Tuvo ingresos en el hospital en junio, octubre y diciembre del 2011 y solía
decir que se había envejecido especialmente después de octubre. En octubre lo
habíamos llevado a Puerta de Hierro-Sur un día húmedo y lluvioso y en un
principio también se negó a ir diciendo: “ya me voy a morir aquí, ya ni vale la
pena el viaje”. A pesar de ir recostado en el asiento de atrás de su camioneta
entre Lourdes (su esposa) e Irene (mi esposa), mientras yo manejaba por el
camino de terracería que hay entre el latifundio y el Camino Real de Colima,
dijo, un poco con el humor de la abuela Mercedes: “¿Por qué tanto brinco? ¿Se
necesita tanto brinco?”
A pesar de que
en las últimas semanas de vida se sintió débil y adolorido de las rodillas, los
brazos, la espalda, entre otras partes del cuerpo, comentó en algún momento:
“estoy viejo pero todavía no me quiero morir”. Y, ya con los tapones en la
nariz por el sangrado nasal que le comenzó desde el 15 de marzo, se quejaba de
que no podía respirar por la boca. Cada mañana, al salir de su recámara, de la
que insistía en que levantara su esposa y quienes estuviéramos en su casa,
preguntaba la hora y pedía que paráramos frente al espejo “para ver cómo me
veo”. A veces decía: “¡huy qué viejo me veo hoy!”. Pero también era frecuente
que dijera: “¡Qué guapo!” y que se acomodara algún mechón de pelo que él
consideraba fuera de su lugar. La mañana del martes 17 de abril, al salir,
rumbo a que le pusieran un nuevo catéter en el Hospital Puerta de Hierro-Norte,
comentó: “hoy me veo más joven que ayer”.
Hablé por
teléfono con él, un rato más tarde, como a las 12:30, pues su esposa me dijo
que él me esperaba en el hospital y me comunicó con él.
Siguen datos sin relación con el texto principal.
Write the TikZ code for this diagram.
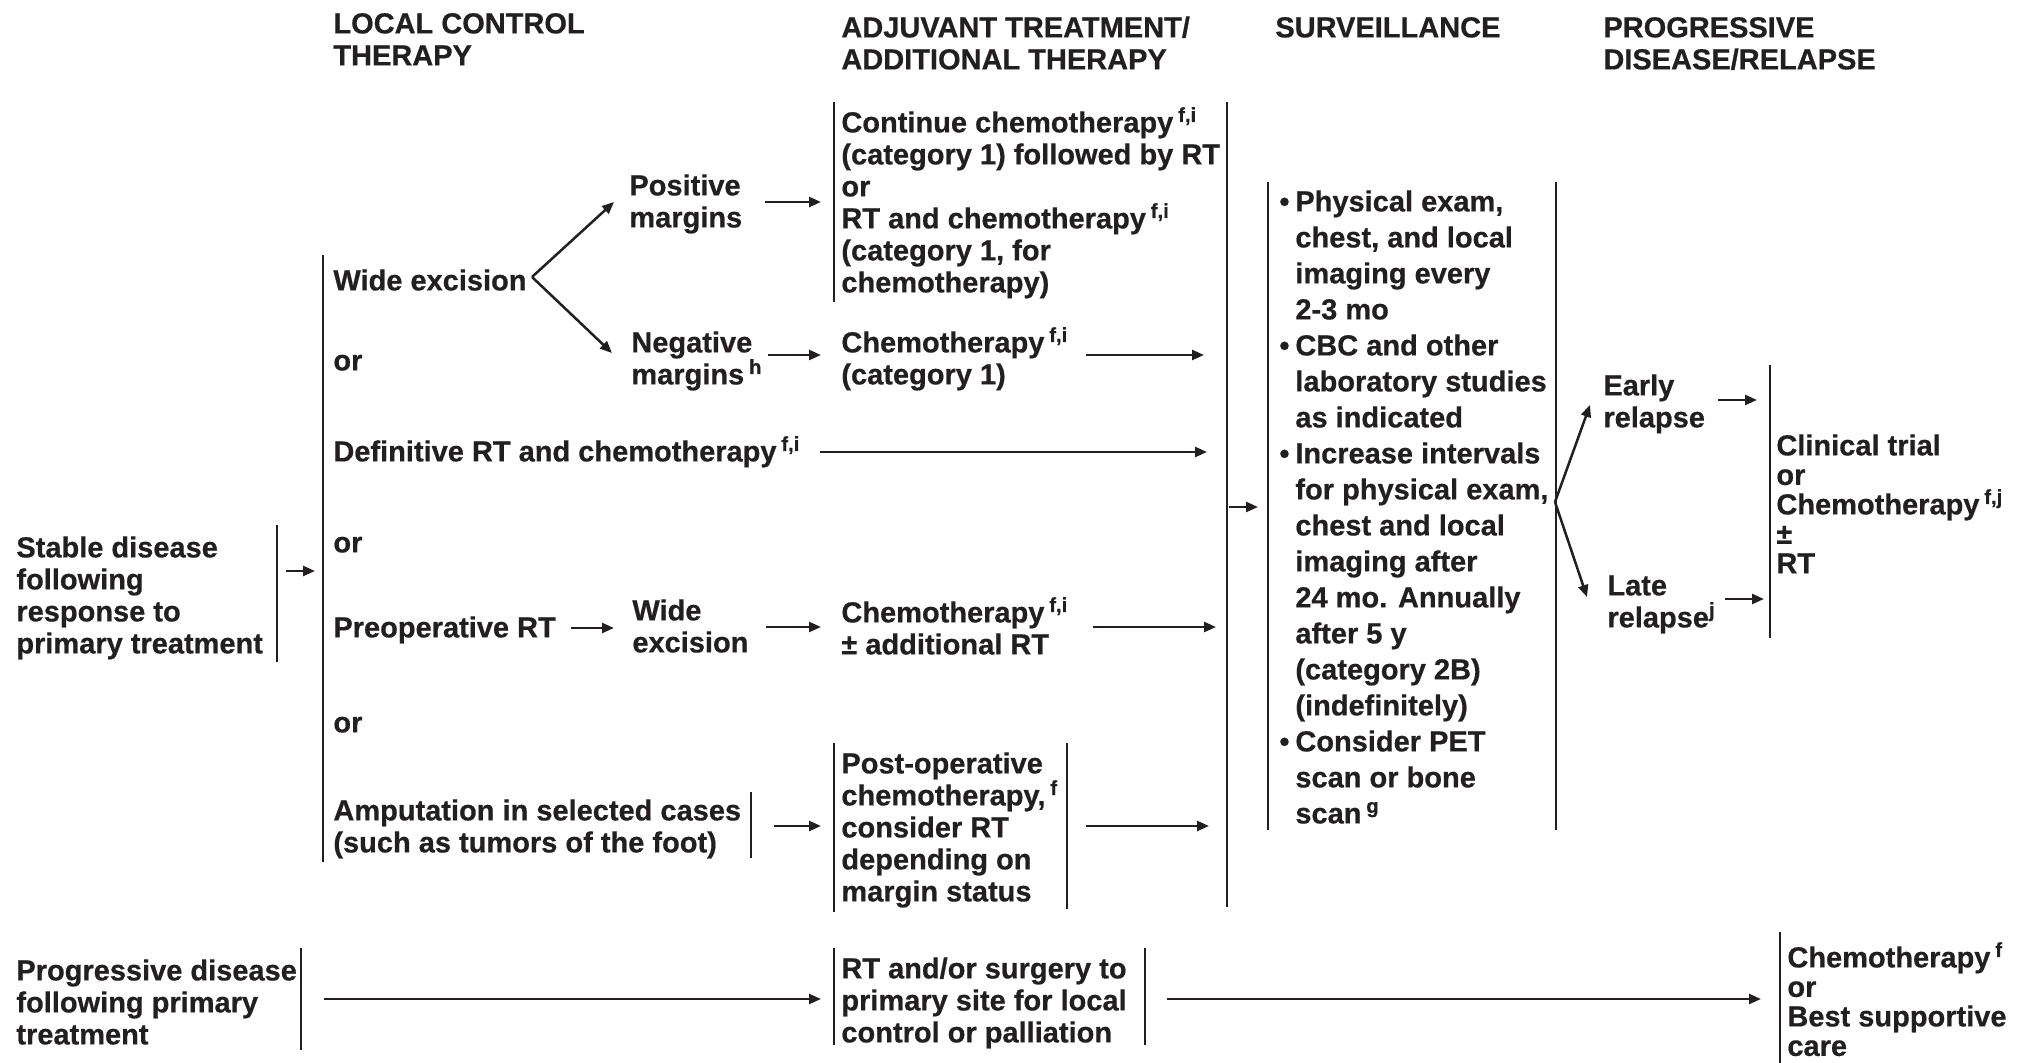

Le expliqué que estaba
revisando una tesis de una estudiante de El Colegio de Jalisco y que luego iría
por sus nietos (mis hijos) a la escuela a las dos de la tarde. Le prometí ir a
verlo después de comer. Me comentó: “pues aquí estoy otra vez. Para que veas
qué influyente, con un cuarto más grande y más elegante”.
Su procedimiento
comenzó a las tres de la tarde, así que lo visité cerca de las cinco. Lo
saludé, me pidió que le hiciera masaje en el pie izquierdo, pero luego pidió
que fuera Lourdes quien se lo hiciera. Entre ella y yo lo volteamos en la cama de
hospital, una de esas camas de las que siempre se quejó y se quedó dormido
plácidamente, por un periodo más largo de lo que había sido su costumbre en las
últimas semanas. Un rato después regresé a mi casa. Mi hermana y mi sobrino
estuvieron con él esa noche y lo acompañaron mientras él cenaba.
La siguiente vez
que lo vi, ya no había más prisas por cambiarlo de posición, por ayudarle a
cambiar de silla o de alguna silla a la cama. Sus parientes, sus pacientes, sus
colegas, sus amigos, sus compañeros, nuestros familiares, nuestros estudiantes,
nos han recordado una y otra vez que, aunque da mucho trabajo morirse, también
es algo que nos sucederá a todos. Aun a los que han sido tan queridos como él…y
a los que extrañaremos en tantos de nuestros actos cotidianos.